• _EXERCISE PROMPT_
Your job is to return the lines between the line holding "Rebuild this chart as a Python" and the line holding "14, 13, 13]", inclusive, exactly and with no pictures.

Extracted data entries
>> BEGIN

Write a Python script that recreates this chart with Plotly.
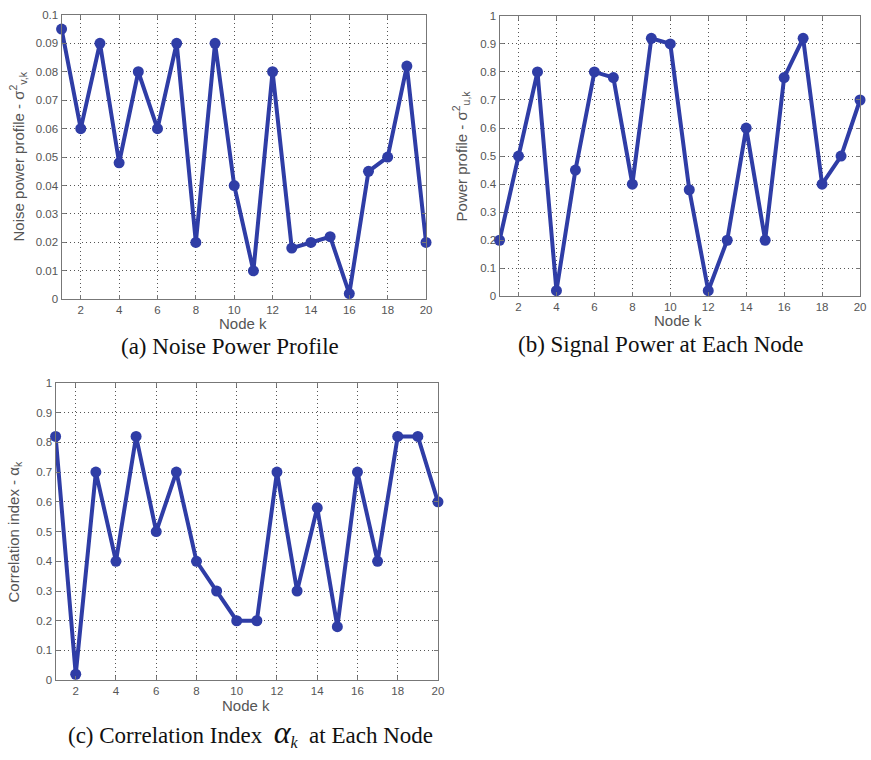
import plotly.graph_objects as go

nodes = list(range(1, 21))
noise_power = [0.095, 0.06, 0.09, 0.048, 0.08, 0.06, 0.09, 0.02, 0.09, 0.04,
               0.01, 0.08, 0.018, 0.02, 0.022, 0.002, 0.045, 0.05, 0.082, 0.02]
signal_power = [0.2, 0.5, 0.8, 0.02, 0.45, 0.8, 0.78, 0.4, 0.92, 0.9,
                0.38, 0.02, 0.2, 0.6, 0.2, 0.78, 0.92, 0.4, 0.5, 0.7]
corr_index = [0.82, 0.02, 0.7, 0.4, 0.82, 0.5, 0.7, 0.4, 0.3, 0.2,
              0.2, 0.7, 0.3, 0.58, 0.18, 0.7, 0.4, 0.82, 0.82, 0.6]
x_ticks = [2, 4, 6, 8, 10, 12, 14, 16, 18, 20]
y_ticks_a = [0, 0.01, 0.02, 0.03, 0.04, 0.05, 0.06, 0.07, 0.08, 0.09, 0.1]
y_ticks_bc = [0, 0.1, 0.2, 0.3, 0.4, 0.5, 0.6, 0.7, 0.8, 0.9, 1]

W, H = 871, 760
BLUE = "#2f3da6"

def px_x(p):
    return p / W

def px_y(p):
    return 1 - p / H

fig = go.Figure()

panels = [
    dict(y=noise_power, xa="x", ya="y", box=(62, 429, 9, 298), yr=[0, 0.1], yt=y_ticks_a),
    dict(y=signal_power, xa="x2", ya="y2", box=(503, 866, 10, 295), yr=[0, 1], yt=y_ticks_bc),
    dict(y=corr_index, xa="x3", ya="y3", box=(56, 441, 383, 685), yr=[0, 1], yt=y_ticks_bc),
]

layout = {}
for i, p in enumerate(panels):
    fig.add_trace(go.Scatter(
        x=nodes, y=p["y"], xaxis=p["xa"], yaxis=p["ya"], mode="lines+markers",
        line=dict(color=BLUE, width=4),
        marker=dict(color=BLUE, size=11, symbol="circle"),
        cliponaxis=False, showlegend=False, hoverinfo="skip"))
    l, r, t, b = p["box"]
    suffix = "" if i == 0 else str(i + 1)
    common = dict(showgrid=True, gridcolor="#555", griddash="1px,3px", gridwidth=1,
                  showline=True, linecolor="#777", linewidth=1.2, mirror="allticks",
                  ticks="inside", ticklen=4, tickcolor="#777", zeroline=False,
                  tickfont=dict(family="Liberation Sans, Arial", size=11.5, color="#555"))
    layout["xaxis" + suffix] = dict(domain=[px_x(l), px_x(r)], range=[1, 20],
                                    tickvals=x_ticks, anchor="y" + suffix, **common)
    layout["yaxis" + suffix] = dict(domain=[px_y(b), px_y(t)], range=p["yr"],
                                    tickvals=p["yt"], ticktext=[f"{v:g}" for v in p["yt"]],
                                    anchor="x" + suffix, **common)

fig.update_layout(width=W, height=H, margin=dict(l=0, r=0, t=0, b=0),
                  paper_bgcolor="white", plot_bgcolor="white", **layout)

label_font = dict(family="Liberation Sans, Arial", size=15, color="#555")
cap_font = dict(family="'Liberation Serif', 'Times New Roman', serif", size=23, color="#111")

annotations = [
    # x titles
    dict(text="Node k", x=px_x(245), y=px_y(323), font=label_font),
    dict(text="Node k", x=px_x(683), y=px_y(320), font=label_font),
    dict(text="Node k", x=px_x(248), y=px_y(711), font=label_font),
    # y titles
    dict(text="Noise power profile - σ<sup>2</sup><sub>v,k</sub>", x=px_x(18), y=px_y(153),
         textangle=-90, font=label_font),
    dict(text="Power profile - σ<sup>2</sup><sub>u,k</sub>", x=px_x(464), y=px_y(152),
         textangle=-90, font=label_font),
    dict(text="Correlation index - α<sub>k</sub>", x=px_x(15), y=px_y(534),
         textangle=-90, font=label_font),
    # captions
    dict(text="(a) Noise Power Profile", x=px_x(232), y=px_y(346), font=cap_font),
    dict(text="(b) Signal Power at Each Node", x=px_x(666), y=px_y(344), font=cap_font),
    dict(text="(c) Correlation Index  <i><span style='font-size:32px'>α</span><sub>k</sub></i>  at Each Node",
         x=px_x(252), y=px_y(738), font=cap_font),
]
for a in annotations:
    a.update(xref="paper", yref="paper", showarrow=False, xanchor="center", yanchor="middle")
fig.update_layout(annotations=annotations)

fig.write_html("out.html")
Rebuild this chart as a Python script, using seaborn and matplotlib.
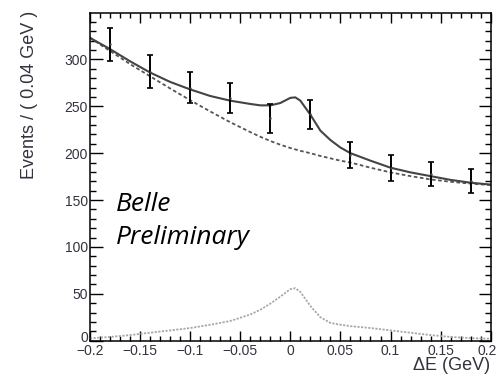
import numpy as np
import pandas as pd
import matplotlib
matplotlib.use("Agg")
import matplotlib.pyplot as plt
import matplotlib.transforms as mtransforms
import seaborn as sns
from matplotlib.ticker import MultipleLocator, FuncFormatter

# Binned data: bin centres (GeV), event counts and their errors
bin_centers = [-0.18, -0.14, -0.10, -0.06, -0.02, 0.02, 0.06, 0.10, 0.14, 0.18]
counts = [316, 287, 270, 259, 237, 241.5, 198, 184.5, 177.5, 170.6]
count_errors = [18, 18, 17, 16, 15, 15.5, 14, 14, 13, 13]

# Fit components sampled along Delta E
curve_x = [-0.20, -0.18, -0.16, -0.14, -0.12, -0.10, -0.08, -0.06, -0.04, -0.03,
           -0.02, -0.01, 0.00, 0.005, 0.01, 0.02, 0.03, 0.04, 0.05, 0.06,
           0.08, 0.10, 0.12, 0.14, 0.16, 0.18, 0.20]
total_fit = [323, 311, 298, 286, 276, 268, 261, 256, 252.5, 251,
             251, 253.5, 259, 259.5, 256, 241, 224, 214, 206, 200,
             192, 184.5, 179.5, 175.5, 171.5, 168.5, 166.5]
background_fit = [323, 309, 295, 282, 269, 256.5, 244.5, 233, 222.5, 217.5,
                  213, 209, 205.5, 204, 202.5, 200, 197, 194.5, 192, 190,
                  184.5, 179.5, 175.5, 172, 169.5, 167.5, 166]
signal_fit = [2.5, 4, 6, 8.5, 11, 13.5, 17, 21, 28, 33,
              39.5, 47, 55, 56, 52, 37, 25, 19, 17, 15.5,
              13.5, 11, 8.5, 6, 4, 2.8, 2]

x_label = "\u0394E (GeV)"
y_label = "Events / ( 0.04 GeV )"
annotation = ["Belle", "Preliminary"]

sns.set_theme(style="ticks")
plt.rcParams["font.family"] = ["Liberation Sans", "DejaVu Sans"]

fig = plt.figure(figsize=(4.98, 3.82), dpi=100)
ax = fig.add_axes([90 / 498, 41.3 / 382, 400.7 / 498, 327.7 / 382])

curves = pd.DataFrame({"x": curve_x, "total": total_fit,
                       "bkg": background_fit, "sig": signal_fit})

sns.lineplot(data=curves, x="x", y="sig", ax=ax, color="#a8a8a8",
             linewidth=1.3, linestyle=(0, (1.2, 0.8)))
sns.lineplot(data=curves, x="x", y="bkg", ax=ax, color="#555555",
             linewidth=1.3, linestyle=(0, (2.0, 1.4)))
sns.lineplot(data=curves, x="x", y="total", ax=ax, color="#444444",
             linewidth=1.5)

ax.errorbar(bin_centers, counts, yerr=count_errors, fmt="none",
            ecolor="black", elinewidth=1.4, capsize=2.2, capthick=1.2)
sns.scatterplot(x=bin_centers, y=counts, ax=ax, color="#444444", s=3,
                linewidth=0, zorder=5)

ax.set_xlim(-0.2, 0.2)
ax.set_ylim(0, 349.5)
ax.set_xlabel("")
ax.set_ylabel("")

ax.xaxis.set_major_locator(MultipleLocator(0.05))
ax.xaxis.set_minor_locator(MultipleLocator(0.01))
ax.yaxis.set_major_locator(MultipleLocator(50))
ax.yaxis.set_minor_locator(MultipleLocator(10))


def fmt_x(v, _):
    if abs(v) < 1e-9:
        return "0"
    s = f"{v:g}"
    return s.replace("-", "\u2212")


ax.xaxis.set_major_formatter(FuncFormatter(fmt_x))
ax.yaxis.set_major_formatter(FuncFormatter(lambda v, _: f"{v:g}"))

for s in ax.spines.values():
    s.set_visible(True)
    s.set_linewidth(1.1)
    s.set_color("black")

ax.tick_params(axis="both", which="both", direction="in", top=True,
               right=True, colors="black", labelcolor="#33333f",
               labelsize=10, width=1.0)
ax.tick_params(axis="x", which="major", length=7, pad=2.5)
ax.tick_params(axis="x", which="minor", length=3.5)
ax.tick_params(axis="y", which="major", length=9, pad=1.5)
ax.tick_params(axis="y", which="minor", length=4.5)

fig.canvas.draw()
# nudge the zero label of the y axis up and the last x label inward
for lbl in ax.get_yticklabels():
    if lbl.get_text() == "0":
        lbl.set_transform(lbl.get_transform() + mtransforms.ScaledTranslation(
            0, 4 / 100, fig.dpi_scale_trans))
for lbl in ax.get_xticklabels():
    if lbl.get_text() == "0.2":
        lbl.set_transform(lbl.get_transform() + mtransforms.ScaledTranslation(
            -3.5 / 100, 0, fig.dpi_scale_trans))

fig.text(30 / 498, 1 - 11 / 382, y_label, rotation=90, ha="center",
         va="top", fontsize=13, color="#33333f")
fig.text(490 / 498, 1 - 366 / 382, x_label, ha="right", va="center",
         fontsize=13, color="#33333f")

ax.text(116 / 498, 1 - 211 / 382, annotation[0], transform=fig.transFigure,
        fontsize=19, fontstyle="italic", family=["Open Sans", "DejaVu Sans"],
        color="black", va="baseline", ha="left")
ax.text(116 / 498, 1 - 243.5 / 382, annotation[1], transform=fig.transFigure,
        fontsize=19, fontstyle="italic", family=["Open Sans", "DejaVu Sans"],
        color="black", va="baseline", ha="left")

fig.savefig("out.png", dpi=100)
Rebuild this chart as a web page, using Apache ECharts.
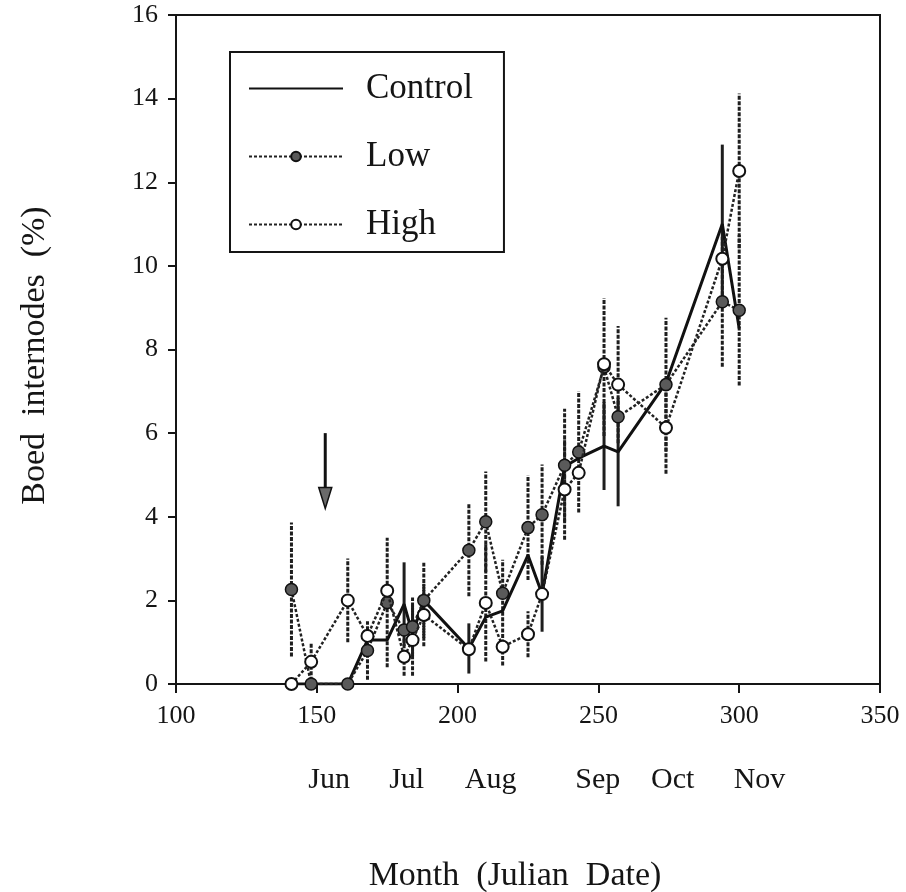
<!DOCTYPE html>
<html><head><meta charset="utf-8">
<script src="https://cdn.jsdelivr.net/npm/echarts@6/dist/echarts.min.js"></script>
<style>html,body{margin:0;padding:0;background:#fff}#c{width:906px;height:892px}</style>
</head><body><div id="c"></div>
<script>
// ---- data (Julian date) ----
const dates   = [141, 148, 161, 168, 175, 181, 184, 188, 204, 210, 216, 225, 230, 238, 243, 252, 257, 274, 294, 300];
const control = [0, 0, 0, 1.05, 1.05, 1.91, 1.2, 2.0, 0.85, 1.6, 1.75, 3.08, 2.15, 5.2, 5.4, 5.69, 5.55, 7.2, 11.0, 8.5];
const low     = [2.26, 0, 0, 0.8, 1.95, 1.29, 1.37, 2.0, 3.2, 3.88, 2.17, 3.74, 4.05, 5.23, 5.55, 7.58, 6.39, 7.16, 9.14, 8.94];
const high    = [0, 0.53, 2.0, 1.15, 2.23, 0.65, 1.05, 1.65, 0.83, 1.94, 0.89, 1.19, 2.15, 4.65, 5.05, 7.65, 7.16, 6.13, 10.17, 12.27];
// standard errors (null = no bar drawn)
const controlErr = [null, null, null, null, null, 1.0, null, null, 0.6, null, null, null, 0.9, null, null, 1.05, 1.3, null, 1.9, null];
const lowErr     = [1.6, null, null, 0.7, 1.55, null, 0.7, 0.9, 1.1, 1.2, 0.8, 1.25, 1.2, 1.35, 1.45, 1.65, null, 1.6, 1.55, 1.8];
const highErr    = [null, 0.45, 1.0, null, null, 0.45, 0.85, 0.75, null, 1.4, 0.45, 0.55, null, 1.2, null, null, 1.4, 1.1, null, 1.85];
// tick labels / month labels
const xTicks = [100, 150, 200, 250, 300, 350];
const yTicks = [0, 2, 4, 6, 8, 10, 12, 14, 16];
const monthNames = ['Jun', 'Jul', 'Aug', 'Sep', 'Oct', 'Nov'];
const monthPos   = [154.4, 181.9, 211.7, 249.8, 276.4, 307.2];
// treatment start arrow (Julian date, top y, tip y)
const arrow = [153, 6.0, 4.2];

const FONT = "'Liberation Serif', 'Times New Roman', serif";
const INK = '#151515';

function pts(vals) { return dates.map((d, i) => [d, vals[i]]); }
function bars(vals, errs) {
  const out = [];
  dates.forEach((d, i) => { if (errs[i] != null) out.push([d, vals[i] - errs[i], vals[i] + errs[i]]); });
  return out;
}
function barSeries(vals, errs, dash) {
  return {
    type: 'custom', silent: true, z: 1,
    data: bars(vals, errs),
    encode: { x: 0, y: [1, 2] },
    renderItem: (p, api) => {
      const x = api.value(0);
      const a = api.coord([x, api.value(1)]);
      const b = api.coord([x, api.value(2)]);
      return { type: 'line', shape: { x1: a[0], y1: a[1], x2: b[0], y2: b[1] },
        style: { stroke: '#1e1e1e', lineWidth: 3, lineDash: dash } };
    }
  };
}

const chart = echarts.init(document.getElementById('c'), null, { renderer: 'canvas' });
chart.setOption({
  animation: false,
  backgroundColor: '#fff',
  grid: { left: 176, right: 26, top: 15, bottom: 208, show: true, borderColor: INK, borderWidth: 2,
    containLabel: false, outerBoundsMode: 'none' },
  legend: {
    orient: 'vertical', left: 230, top: 52,
    data: [
      { name: 'Control', itemStyle: { color: 'rgba(0,0,0,0)', borderColor: 'rgba(0,0,0,0)', borderWidth: 0 } },
      { name: 'Low' },
      { name: 'High' }
    ],
    itemWidth: 94, itemHeight: 12, itemGap: 33,
    padding: [19, 31, 10, 18],
    borderColor: INK, borderWidth: 2,
    selectedMode: false,
    textStyle: { fontFamily: FONT, fontSize: 35, color: INK, lineHeight: 34, padding: [0, 0, 0, 18] }
  },
  xAxis: [{
    type: 'value', min: xTicks[0], max: xTicks[xTicks.length - 1], interval: 50,
    axisLine: { show: true, lineStyle: { color: INK, width: 2 } },
    axisTick: { show: true, length: 9, inside: false, lineStyle: { color: INK, width: 2 } },
    splitLine: { show: false },
    axisLabel: { fontFamily: FONT, fontSize: 26, color: INK, margin: 19 },
    name: 'Month  (Julian  Date)', nameLocation: 'middle', nameGap: 175,
    nameTextStyle: { fontFamily: FONT, fontSize: 34, color: INK, padding: [0, 26, 0, 0] }
  }, {
    type: 'value', min: xTicks[0], max: xTicks[xTicks.length - 1], position: 'bottom', offset: 73,
    axisLine: { show: false }, axisTick: { show: false }, splitLine: { show: false },
    axisLabel: {
      customValues: monthPos, fontFamily: FONT, fontSize: 30, color: INK, margin: 8,
      formatter: v => { const i = monthPos.findIndex(m => Math.abs(m - v) < 1e-6); return i >= 0 ? monthNames[i] : ''; }
    }
  }],
  yAxis: {
    type: 'value', min: yTicks[0], max: yTicks[yTicks.length - 1], interval: 2,
    axisLine: { show: true, lineStyle: { color: INK, width: 2 } },
    axisTick: { show: true, length: 8, lineStyle: { color: INK, width: 2 } },
    splitLine: { show: false },
    axisLabel: { fontFamily: FONT, fontSize: 26, color: INK, margin: 18 },
    name: 'Boed  internodes  (%)', nameLocation: 'middle', nameGap: 124, nameRotate: 90,
    nameTextStyle: { fontFamily: FONT, fontSize: 34, color: INK, padding: [0, 12, 0, 0] }
  },
  series: [
    barSeries(control, controlErr, null),
    barSeries(low, lowErr, [4, 1.5]),
    barSeries(high, highErr, [4, 1.5]),
    {
      name: 'Control', type: 'line', data: pts(control), symbol: 'none', z: 3,
      lineStyle: { color: '#111', width: 3, type: 'solid' }, itemStyle: { color: '#111' }
    },
    {
      name: 'Low', type: 'line', data: pts(low), symbol: 'circle', symbolSize: 12, z: 4,
      lineStyle: { color: '#222', width: 2.5, type: [3, 2] },
      itemStyle: { color: '#5a5a5a', borderColor: '#111', borderWidth: 1.5 }
    },
    {
      name: 'High', type: 'line', data: pts(high), symbol: 'circle', symbolSize: 12, z: 5,
      lineStyle: { color: '#222', width: 2.5, type: [3, 2] },
      itemStyle: { color: '#fff', borderColor: '#111', borderWidth: 2 }
    },
    {
      type: 'custom', silent: true, z: 6,
      data: [arrow],
      encode: { x: 0, y: [1, 2] },
      renderItem: (p, api) => {
        const top = api.coord([api.value(0), api.value(1)]);
        const tip = api.coord([api.value(0), api.value(2)]);
        const hh = 21, hw = 13;
        return { type: 'group', children: [
          { type: 'line', shape: { x1: top[0], y1: top[1], x2: tip[0], y2: tip[1] - hh + 2 }, style: { stroke: '#111', lineWidth: 3 } },
          { type: 'polygon', shape: { points: [[tip[0] - hw / 2, tip[1] - hh], [tip[0] + hw / 2, tip[1] - hh], [tip[0], tip[1]]] },
            style: { fill: '#6a6a6a', stroke: '#111', lineWidth: 1.5 } }
        ] };
      }
    }
  ]
});
</script>
</body></html>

>> END

• _EXPECTED ANSWER_
Rebuild this chart as a Python script, using seaborn and matplotlib.
import numpy as np
import pandas as pd
import matplotlib
matplotlib.use("Agg")
import matplotlib.pyplot as plt
import matplotlib.transforms as mtransforms
import seaborn as sns
from matplotlib.ticker import MultipleLocator, FuncFormatter

# Binned data: bin centres (GeV), event counts and their errors
bin_centers = [-0.18, -0.14, -0.10, -0.06, -0.02, 0.02, 0.06, 0.10, 0.14, 0.18]
counts = [316, 287, 270, 259, 237, 241.5, 198, 184.5, 177.5, 170.6]
count_errors = [18, 18, 17, 16, 15, 15.5, 14, 14, 13, 13]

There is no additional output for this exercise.